The heat is used to penetrate, just slop it on the lowest joint,end grain and chase it up the long grain to the top of the joint. At this stage you have as much time as you need. If a part is drying to fast slop on more glue Slap it together and wipe every thing down with a sponge and a bucket of warm water. I give it two swipes and let it set
I’m a big fan of sizing the contact-surface end grain of dovetails, and I’ll give this method a shot next time I’m dovetailing. I don’t see it mentioned above, but if penetration is the goal I bet a little extra water in the glue would help.
Use the heat. Don’t thin with water or lubricate with water. Keep it full strength as long as possible. Save the water for clean up.
Just in case some haven’t heard of it, the term Juicy Lucy refers to a burger (originating in Minneapolis – either Matt’s Bar or the 5-8 Club depending on who you ask) where a patty is wrapped around the cheese in your cheeseburger, then cooked, resulting in a hot pocket of cheese through the center of your burger, waiting to ooze out and burn your chin with your first bite.
Just in case some haven’t heard of it, the term Juicy Lucy refers to a burger (originating in Minneapolis – either Matt’s Bar or the 5-8 Club depending on who you ask) where a patty is wrapped around the cheese in your cheeseburger, then cooked, resulting in a hot pocket of cheese through the center of your burger, waiting to ooze out and burn your chin with your first bite.
I was going to say “I don’t know who this Lucy is, but I’d like to meet her”. Your explanation has not changed my mind on that…
I do the same, only after reading about sizing the end grain. One time I ran out of liquid hide and used modern glue. The result was my dovetails turned orange from the shellac coming in contact with the modern glue. Lesson learned, keep a plentiful stock of hide glue on hand.
I’m a curious person, so tomorrow I’m gonna have to force my kids to come with me to the shop to buy glue – and then convince my wife to watch them the rest of the afternoon because I’m doing an important experiment in my basement shop.

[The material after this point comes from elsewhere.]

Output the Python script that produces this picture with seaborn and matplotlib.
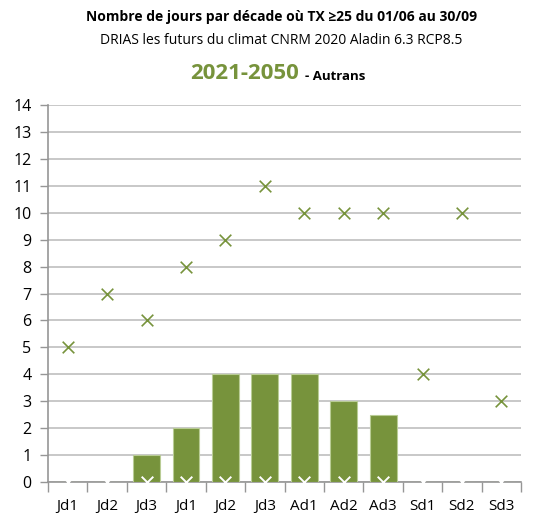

Just keep the kids. This is a nice safe project to have the kids play with too. No sharp tools and all of ya clean up together, Buy the right stuff and it smell like hot
dogs when it heats, but don’t taste as good.
Haha. Amen, brother!
I’m calling it Juicy Tighty… I tried it today with Titebond Hideglue warmed just enough to make it about the consistency of Hershey’s chocolate syrup. I’ll report back in…. let’s say 30- 70 years.